- **DATA EXTRACT**:

+++

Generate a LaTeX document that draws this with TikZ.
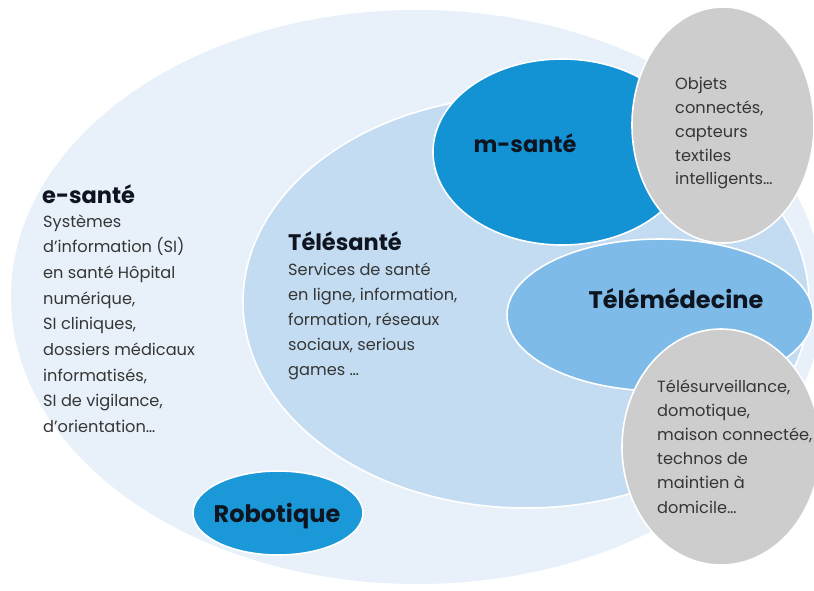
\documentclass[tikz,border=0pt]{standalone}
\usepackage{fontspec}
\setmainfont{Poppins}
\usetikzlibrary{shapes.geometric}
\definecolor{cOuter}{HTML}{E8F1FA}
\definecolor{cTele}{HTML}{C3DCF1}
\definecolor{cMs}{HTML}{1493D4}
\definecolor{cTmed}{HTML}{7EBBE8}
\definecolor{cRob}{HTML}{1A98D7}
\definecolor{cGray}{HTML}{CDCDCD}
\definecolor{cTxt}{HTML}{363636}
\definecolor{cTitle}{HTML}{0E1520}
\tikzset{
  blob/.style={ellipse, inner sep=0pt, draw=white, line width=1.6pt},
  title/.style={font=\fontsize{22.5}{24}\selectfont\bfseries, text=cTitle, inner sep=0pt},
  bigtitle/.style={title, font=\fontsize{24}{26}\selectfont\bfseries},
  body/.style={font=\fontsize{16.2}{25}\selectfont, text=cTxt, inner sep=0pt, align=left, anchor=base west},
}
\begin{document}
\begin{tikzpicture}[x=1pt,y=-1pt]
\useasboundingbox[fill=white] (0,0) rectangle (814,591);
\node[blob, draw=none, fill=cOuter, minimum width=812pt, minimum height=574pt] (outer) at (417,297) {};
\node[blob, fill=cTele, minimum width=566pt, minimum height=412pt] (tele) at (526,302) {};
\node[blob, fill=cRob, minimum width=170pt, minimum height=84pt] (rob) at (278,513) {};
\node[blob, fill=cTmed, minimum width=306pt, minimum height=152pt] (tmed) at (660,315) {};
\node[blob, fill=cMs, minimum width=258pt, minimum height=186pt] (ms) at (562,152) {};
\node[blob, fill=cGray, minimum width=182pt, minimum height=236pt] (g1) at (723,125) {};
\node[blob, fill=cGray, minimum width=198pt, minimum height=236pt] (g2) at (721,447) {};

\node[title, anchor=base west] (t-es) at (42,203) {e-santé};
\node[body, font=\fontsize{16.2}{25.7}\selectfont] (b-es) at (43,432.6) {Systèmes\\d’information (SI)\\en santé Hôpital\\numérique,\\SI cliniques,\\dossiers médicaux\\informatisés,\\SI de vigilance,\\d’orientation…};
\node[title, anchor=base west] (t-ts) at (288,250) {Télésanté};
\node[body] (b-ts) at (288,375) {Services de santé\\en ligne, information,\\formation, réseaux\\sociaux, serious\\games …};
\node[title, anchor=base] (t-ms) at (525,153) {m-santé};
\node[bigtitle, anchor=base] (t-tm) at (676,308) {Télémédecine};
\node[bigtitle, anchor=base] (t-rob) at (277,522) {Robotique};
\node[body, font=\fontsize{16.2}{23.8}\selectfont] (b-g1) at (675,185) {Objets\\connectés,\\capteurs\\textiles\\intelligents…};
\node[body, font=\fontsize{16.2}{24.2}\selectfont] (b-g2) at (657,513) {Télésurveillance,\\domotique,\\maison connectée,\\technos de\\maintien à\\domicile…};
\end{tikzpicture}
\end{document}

+++

- **WRITTEN PROBLEM**: Transcribe the material as is, with images omitted.

- **EXERCISE RESPONSE**:
Generate a LaTeX document that draws this with TikZ.
\documentclass[tikz,border=0pt]{standalone}
\usepackage{fontspec}
\setmainfont{Poppins}
\usetikzlibrary{shapes.geometric}
\definecolor{cOuter}{HTML}{E8F1FA}
\definecolor{cTele}{HTML}{C3DCF1}
\definecolor{cMs}{HTML}{1493D4}
\definecolor{cTmed}{HTML}{7EBBE8}
\definecolor{cRob}{HTML}{1A98D7}
\definecolor{cGray}{HTML}{CDCDCD}
\definecolor{cTxt}{HTML}{363636}
\definecolor{cTitle}{HTML}{0E1520}
\tikzset{
  blob/.style={ellipse, inner sep=0pt, draw=white, line width=1.6pt},
  title/.style={font=\fontsize{22.5}{24}\selectfont\bfseries, text=cTitle, inner sep=0pt},
  bigtitle/.style={title, font=\fontsize{24}{26}\selectfont\bfseries},
  body/.style={font=\fontsize{16.2}{25}\selectfont, text=cTxt, inner sep=0pt, align=left, anchor=base west},
}
\begin{document}
\begin{tikzpicture}[x=1pt,y=-1pt]
\useasboundingbox[fill=white] (0,0) rectangle (814,591);
\node[blob, draw=none, fill=cOuter, minimum width=812pt, minimum height=574pt] (outer) at (417,297) {};
\node[blob, fill=cTele, minimum width=566pt, minimum height=412pt] (tele) at (526,302) {};
\node[blob, fill=cRob, minimum width=170pt, minimum height=84pt] (rob) at (278,513) {};
\node[blob, fill=cTmed, minimum width=306pt, minimum height=152pt] (tmed) at (660,315) {};
\node[blob, fill=cMs, minimum width=258pt, minimum height=186pt] (ms) at (562,152) {};
\node[blob, fill=cGray, minimum width=182pt, minimum height=236pt] (g1) at (723,125) {};
\node[blob, fill=cGray, minimum width=198pt, minimum height=236pt] (g2) at (721,447) {};

\node[title, anchor=base west] (t-es) at (42,203) {e-santé};
\node[body, font=\fontsize{16.2}{25.7}\selectfont] (b-es) at (43,432.6) {Systèmes\\d’information (SI)\\en santé Hôpital\\numérique,\\SI cliniques,\\dossiers médicaux\\informatisés,\\SI de vigilance,\\d’orientation…};
\node[title, anchor=base west] (t-ts) at (288,250) {Télésanté};
\node[body] (b-ts) at (288,375) {Services de santé\\en ligne, information,\\formation, réseaux\\sociaux, serious\\games …};
\node[title, anchor=base] (t-ms) at (525,153) {m-santé};
\node[bigtitle, anchor=base] (t-tm) at (676,308) {Télémédecine};
\node[bigtitle, anchor=base] (t-rob) at (277,522) {Robotique};
\node[body, font=\fontsize{16.2}{23.8}\selectfont] (b-g1) at (675,185) {Objets\\connectés,\\capteurs\\textiles\\intelligents…};
\node[body, font=\fontsize{16.2}{24.2}\selectfont] (b-g2) at (657,513) {Télésurveillance,\\domotique,\\maison connectée,\\technos de\\maintien à\\domicile…};
\end{tikzpicture}
\end{document}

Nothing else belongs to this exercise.